Há uma semana tive de fazer uma capa para um livro de uma escritora espanhola que se apaixonou por um cubano e disfarçou a sua aventura erótica com nomes fictícios. O meu chefe já desistiu de me pedir para ler os livros, agora conta-me o enredo e o que ele acredita ser o conceito para a capa e eu concentro-me a procurar imagens que contem a história que ele quer que venha contada na capa. Às vezes acerto logo nos primeiros ensaios, outras a minha vida complica-se e ando às voltas até chegar a um lado qualquer que o deixe satisfeito.
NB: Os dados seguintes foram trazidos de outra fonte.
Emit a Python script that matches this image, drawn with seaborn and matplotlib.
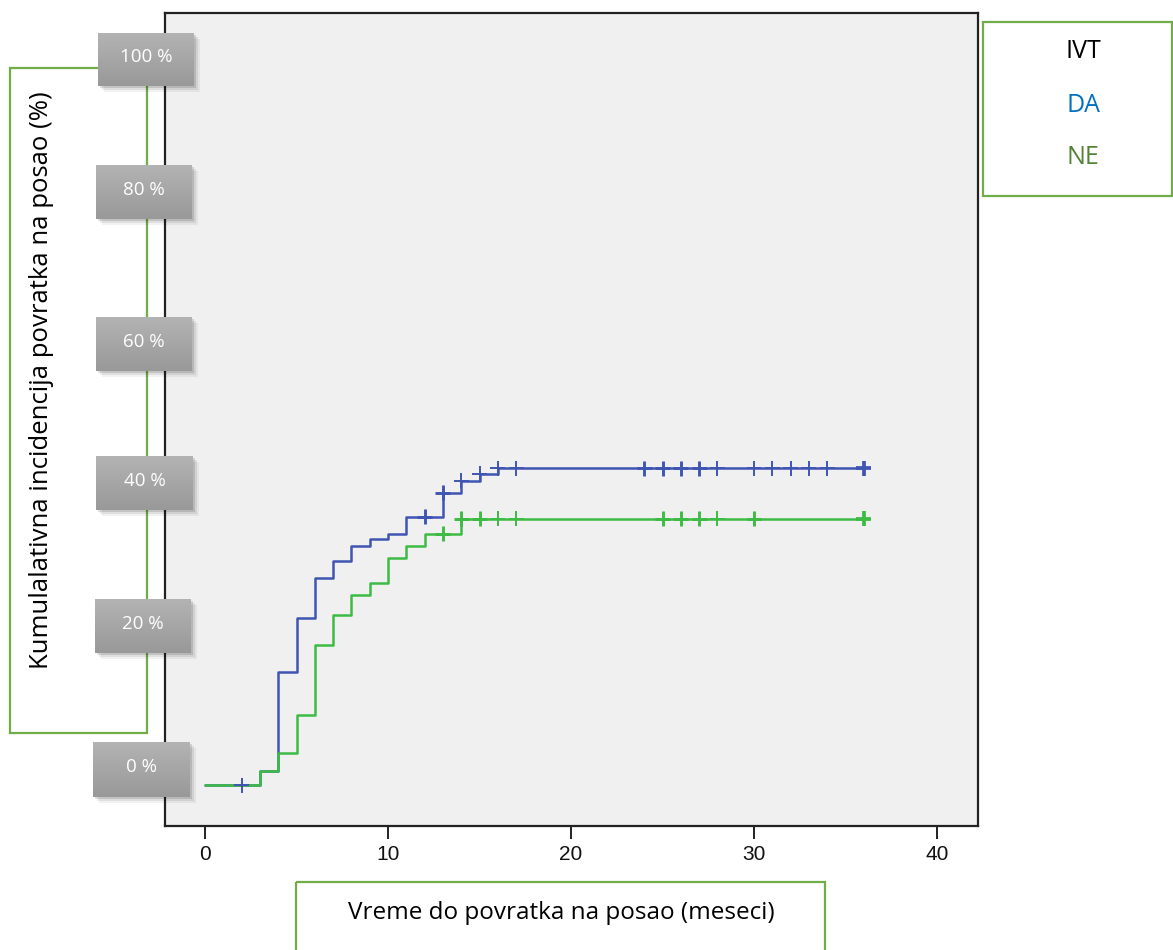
import numpy as np
import pandas as pd
import seaborn as sns
import matplotlib.pyplot as plt
from matplotlib.patches import Rectangle
from matplotlib.colors import LinearSegmentedColormap

# ---------------- data ----------------
groups = ["DA", "NE"]
da_time = [0, 3, 4, 5, 6, 7, 8, 9, 10, 11, 13, 14, 15, 16, 36]
da_cum = [0, 0.019, 0.154, 0.229, 0.283, 0.306, 0.327, 0.336, 0.344, 0.367,
          0.400, 0.416, 0.426, 0.433, 0.433]
ne_time = [0, 3, 4, 5, 6, 7, 8, 9, 10, 11, 12, 14, 36]
ne_cum = [0, 0.019, 0.044, 0.096, 0.191, 0.233, 0.260, 0.277, 0.311, 0.327,
          0.344, 0.364, 0.364]
da_censor = [2, 12, 13, 14, 15, 16, 17, 24, 25, 26, 27, 28, 30, 31, 32, 33, 34, 36]
da_censor_n = [1, 2, 2, 1, 1, 1, 1, 2, 2, 2, 2, 1, 1, 1, 1, 1, 1, 3]
ne_censor = [13, 14, 15, 16, 17, 25, 26, 27, 28, 30, 36]
ne_censor_n = [2, 2, 2, 1, 1, 2, 2, 2, 1, 2, 3]
x_ticks = [0, 10, 20, 30, 40]
y_tick_labels = ["0 %", "20 %", "40 %", "60 %", "80 %", "100 %"]
legend_title = "IVT"
x_label = "Vreme do povratka na posao (meseci)"
y_label = "Kumulalativna incidencija povratka na posao (%)"

line_colors = {"DA": "#3F55B2", "NE": "#3DBB44"}
legend_colors = {"DA": "#0070C0", "NE": "#538135"}

curves = pd.concat([
    pd.DataFrame({"time": da_time, "cum": da_cum, "group": "DA"}),
    pd.DataFrame({"time": ne_time, "cum": ne_cum, "group": "NE"}),
], ignore_index=True)


def censor_frame(times, counts, ctime, ccum, g):
    ctime = np.asarray(ctime, float)
    ccum = np.asarray(ccum, float)
    idx = np.searchsorted(ctime, np.asarray(times, float), side="right") - 1
    return pd.DataFrame({"time": times, "cum": ccum[idx], "n": counts, "group": g})


cens = pd.concat([
    censor_frame(da_censor, da_censor_n, da_time, da_cum, "DA"),
    censor_frame(ne_censor, ne_censor_n, ne_time, ne_cum, "NE"),
], ignore_index=True)

# ---------------- figure ----------------
sns.set_theme(style="white")
plt.rcParams["font.family"] = ["Open Sans", "DejaVu Sans"]

W, H = 1173, 950
fig = plt.figure(figsize=(W / 100, H / 100), dpi=100)
fig.patch.set_facecolor("white")

ax = fig.add_axes([165 / W, 1 - 826 / H, (978 - 165) / W, (826 - 13) / H])
ax.set_facecolor("#F0F0F0")

sns.lineplot(data=curves, x="time", y="cum", hue="group", palette=line_colors,
             drawstyle="steps-post", estimator=None, linewidth=1.8,
             legend=False, ax=ax, zorder=2)

for lw_, sub in [(1.4, cens[cens["n"] == 1]), (2.1, cens[cens["n"] == 2]),
                 (2.7, cens[cens["n"] == 3])]:
    sns.scatterplot(data=sub, x="time", y="cum", hue="group", palette=line_colors,
                    marker="+", s=115, linewidth=lw_, legend=False, ax=ax, zorder=3)

ax.set_xlim(-2.186, 42.24)
ax.set_ylim(-0.056, 1.056)
ax.set_xticks(x_ticks)
ax.set_xticklabels([str(t) for t in x_ticks],
                   family=["Liberation Sans Narrow", "Liberation Sans", "DejaVu Sans"])
ax.set_yticks([])
ax.set_xlabel("")
ax.set_ylabel("")
ax.tick_params(axis="x", direction="out", length=9, width=1.4, color="#222222",
               labelsize=15, pad=5, bottom=True, labelcolor="#111111")
for sp in ax.spines.values():
    sp.set_color("#222222")
    sp.set_linewidth(1.6)

# ---------------- overlay (decorations) ----------------
ov = fig.add_axes([0, 0, 1, 1], zorder=5)
ov.patch.set_alpha(0)
ov.axis("off")

green = "#70AD47"
ov.add_patch(Rectangle((10, 68), 137, 665, fill=False, ec=green, lw=1.6, zorder=1))
ov.add_patch(Rectangle((296, 882), 529, 120, fill=False, ec=green, lw=1.6, zorder=1))
ov.add_patch(Rectangle((983, 22), 189, 174, fill=False, ec=green, lw=1.6, zorder=1))

ov.text(42, 380, y_label, rotation=90, ha="center", va="center", fontsize=18.5,
        color="black", zorder=2)
ov.text(561, 913, x_label, ha="center", va="center", fontsize=17.5, color="black",
        zorder=2)
ov.text(1083, 52, legend_title, ha="center", va="center", fontsize=18, color="black")
ov.text(1083, 105, groups[0], ha="center", va="center", fontsize=18,
        color=legend_colors["DA"])
ov.text(1083, 158, groups[1], ha="center", va="center", fontsize=18,
        color=legend_colors["NE"])

boxes = [(93, 742, 190, 797), (95, 599, 191, 653), (96, 456, 193, 510),
         (96, 317, 192, 371), (96, 165, 192, 219), (98, 33, 194, 86)]
cmap = LinearSegmentedColormap.from_list("gb", ["#B3B3B3", "#999999"])
grad = np.linspace(0, 1, 64).reshape(-1, 1)
for lab, (x0, y0, x1, y1) in zip(y_tick_labels, boxes):
    for off, a in [(6, 0.05), (4, 0.08), (2, 0.12)]:
        ov.add_patch(Rectangle((x0 + off, y0 + off), x1 - x0, y1 - y0,
                               color="black", alpha=a, lw=0, zorder=3))
    ov.imshow(grad, extent=(x0, x1, y1, y0), cmap=cmap, aspect="auto",
              origin="upper", zorder=4, interpolation="bilinear")
    ov.text((x0 + x1) / 2, (y0 + y1) / 2 - 2, lab, ha="center", va="center",
            color="white", fontsize=13.5, zorder=5)

ov.set_xlim(0, W)
ov.set_ylim(H, 0)

fig.savefig("out.png", dpi=100)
Com este livro foi mais fácil, tenho Havana na cabeça e no coração, estava muito apaixonada quando viajei para lá, depois tive um grande desgosto de amor com direito a ressaca durante um ano até tudo passar à história.

Gostava de voltar a Cuba contigo, também te tenho espalhado pela cabeça, coração e nervos. Foste o último homem que entrou para o meu sistema sanguíneo, por mais que tente, não consegui ainda esquecer-te. Tínhamos a viagem mais ou menos planeada, lembras-te? Já não me lembro se falámos nisso há três verões ou no verão passado, mas o tempo não manda no coração, nem na vida. Só o coração manda no próprio coração, também é uma espécie de ilha, pelo menos o meu, embargado há que tempos sem saber quando será livre.

Cuba também não sabe quando será, e não é por isso que os cubanos são menos felizes ou curtem menos a vida.